The corporate slogan of the National Australia Bank is “More than money”. Could anything be further from the truth? For the banks, it’s only ever about money – money for senior executives, money for boards of directors and buckets more money for shareholders. 

The vast pools of money in the hands of the banks mean they are crucial to the functioning of the Australian economy. The big four banks are among the most powerful institutions in Australian society. 

No major investment goes ahead – building a factory, shopping centre, road, farm or airport – without bank credit. The banks can lift the economy, creating jobs, or crash the economy, driving people onto the dole queues. They make their lending decisions entirely based on profit, rather than social need.

While individual bank officers might assess the business case for each loan, the real power is in the hands of the senior executives and boards of directors, who steer the banks towards easy or tight lending policies. The entire economy, therefore, is at the mercy of just a few dozen bosses.

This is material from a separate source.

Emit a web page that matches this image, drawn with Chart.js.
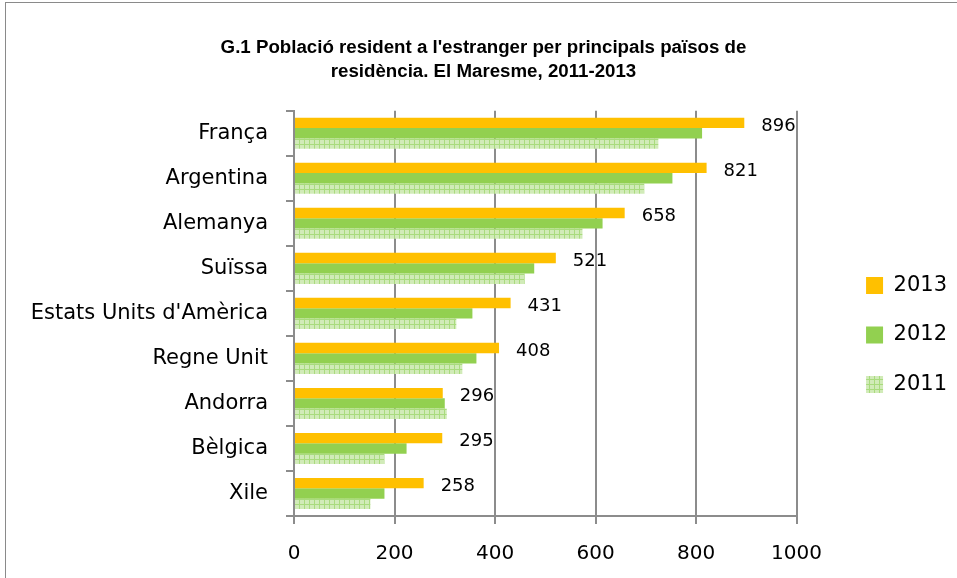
<!DOCTYPE html>
<html>
<head>
<meta charset="utf-8">
<script src="https://cdn.jsdelivr.net/npm/chart.js@4.4.1/dist/chart.umd.min.js"></script>
<style>
  html, body { margin: 0; padding: 0; background: #fff; }
  #wrap { width: 957px; height: 578px; }
</style>
</head>
<body>
<div id="wrap"><canvas id="bar-chart" width="957" height="578"></canvas></div>
<script>
// data
const countries = ["França", "Argentina", "Alemanya", "Suïssa", "Estats Units d'Amèrica", "Regne Unit", "Andorra", "Bèlgica", "Xile"];
const years = ["2013", "2012", "2011"];
const values2013 = [896, 821, 658, 521, 431, 408, 296, 295, 258];
const values2012 = [812, 753, 614, 478, 355, 363, 300, 224, 180];
const values2011 = [725, 697, 574, 459, 323, 335, 304, 180, 152];
const xTicks = [0, 200, 400, 600, 800, 1000];

// light green grid pattern for 2011
function gridPattern() {
    const c = document.createElement('canvas');
    c.width = 5; c.height = 5;
    const g = c.getContext('2d');
    g.fillStyle = '#d1ebb8';
    g.fillRect(0, 0, 5, 5);
    g.fillStyle = '#a9db7e';
    g.fillRect(4, 0, 1, 5);
    g.fillRect(0, 4, 5, 1);
    return g.createPattern(c, 'repeat');
}

// frame around the whole chart
const frame = {
    id: 'frame',
    beforeDraw(chart) {
        const ctx = chart.ctx;
        ctx.save();
        ctx.strokeStyle = '#8a8a8a';
        ctx.lineWidth = 1;
        ctx.strokeRect(5.5, 2.5, chart.width + 10, chart.height + 10);
        ctx.restore();
    }
};

// numbers at the end of the 2013 bars
const endLabels = {
    id: 'endLabels',
    afterDatasetsDraw(chart) {
        const ctx = chart.ctx;
        const meta = chart.getDatasetMeta(0);
        ctx.save();
        ctx.font = '18px "DejaVu Sans"';
        ctx.fillStyle = '#000';
        ctx.textAlign = 'left';
        ctx.textBaseline = 'middle';
        meta.data.forEach((bar, i) => {
            ctx.fillText(values2013[i], bar.x + 17, bar.y + 3);
        });
        ctx.restore();
    }
};

new Chart(document.getElementById("bar-chart"), {
    type: 'bar',
    data: {
        labels: countries,
        datasets: [
            { label: years[0], backgroundColor: '#ffc000', data: values2013 },
            { label: years[1], backgroundColor: '#92d050', data: values2012 },
            { label: years[2], backgroundColor: gridPattern(), data: values2011 }
        ]
    },
    options: {
        indexAxis: 'y',
        responsive: false,
        animation: false,
        categoryPercentage: 0.69,
        barPercentage: 1,
        layout: { padding: { left: 10, right: 0, top: 10, bottom: -6 } },
        scales: {
            x: {
                min: 0,
                max: 1000,
                afterBuildTicks: s => { s.ticks = xTicks.map(v => ({ value: v })); },
                grid: { color: '#8c8c8c', lineWidth: 2, tickLength: 8 },
                border: { color: '#8c8c8c', width: 2 },
                ticks: {
                    color: '#000',
                    padding: 18,
                    font: { family: 'DejaVu Sans', size: 20 },
                    callback: v => String(v)
                }
            },
            y: {
                afterFit: s => { s.width = 284; },
                grid: { drawOnChartArea: false, offset: true, color: '#8c8c8c', lineWidth: 2, tickLength: 8 },
                border: { color: '#8c8c8c', width: 2 },
                ticks: { color: '#000', padding: 18, font: { family: 'DejaVu Sans', size: 21 } }
            },
            gap: {
                axis: 'y',
                type: 'category',
                position: 'right',
                grid: { display: false },
                border: { display: false },
                ticks: { display: false },
                afterFit: s => { s.width = 41; }
            }
        },
        plugins: {
            title: {
                display: true,
                text: ["G.1 Població resident a l'estranger per principals països de", "residència. El Maresme, 2011-2013"],
                color: '#000',
                font: { family: 'Liberation Sans', size: 18.7, weight: 'bold', lineHeight: 1.33 },
                padding: { top: 25, bottom: 26 }
            },
            legend: {
                position: 'right',
                title: {
                    display: true,
                    text: ' ',
                    font: { size: 10 },
                    padding: { top: 32, bottom: 32 }
                },
                labels: {
                    boxWidth: 17,
                    boxHeight: 17,
                    padding: 28.5,
                    color: '#000',
                    font: { family: 'DejaVu Sans', size: 21 }
                }
            },
            tooltip: { enabled: false }
        }
    },
    plugins: [frame, endLabels]
});
</script>
</body>
</html>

With such immense power in their hands, you might expect public accountability. Yet none of the bank executives or directors is elected by the public. As the royal commission has demonstrated, none is accountable to the bodies meant to regulate them, such as the Australian Prudential Regulation Authority. 

And they don’t fear the prospect of jail time for their crimes. Most of the time, they can rely on the government to go into bat for them, allowing them to wriggle out of any responsibility for their crooked practices.

At the moment we have the worst of both worlds with the banks. They gouge the public, as aggressive, profit-maximising businesses. Simultaneously, the federal government stands behind them as if they were public corporations, while allowing them to operate unrestrained. 

Australian governments, both Labor and Coalition, understand the crucial role played by the banks. They therefore provide a backstop for bank deposits, allowing banks to borrow cheaply in international lending markets, a benefit worth nearly $4 billion a year to them. 

The banks can also flout prudential lending standards safely, knowing that, if they are at risk of going bust, the Australian government will bail them out, just as the US government bailed out the US banks during the global financial crisis. All the benefit goes to the private sector; the cost is borne by us. 

It’s time to put an end to this scandalous situation.

The royal commission demonstrates that the immense power of the bank bosses should be put into the hands of the people via nationalisation under workers’ and community control. 

Public ownership of the banks would allow the hundreds of billions of dollars in assets to be used for the good of society rather than the profits of the few. We could decide whether we wanted to build schools or bombs, public railways or more toll roads, renewable energy or more coal mines. 

Any profits made by the banks could be ploughed back into public services or public infrastructure. Since they would now operate based on public need, not private profit, bank staff could be relieved of the pressure to sell customers financial products they do not need and cannot afford.

The bank CEOs and directors would reel in horror at the prospect of such a step. But the needs of the millions are far more important than the wants of the millionaires.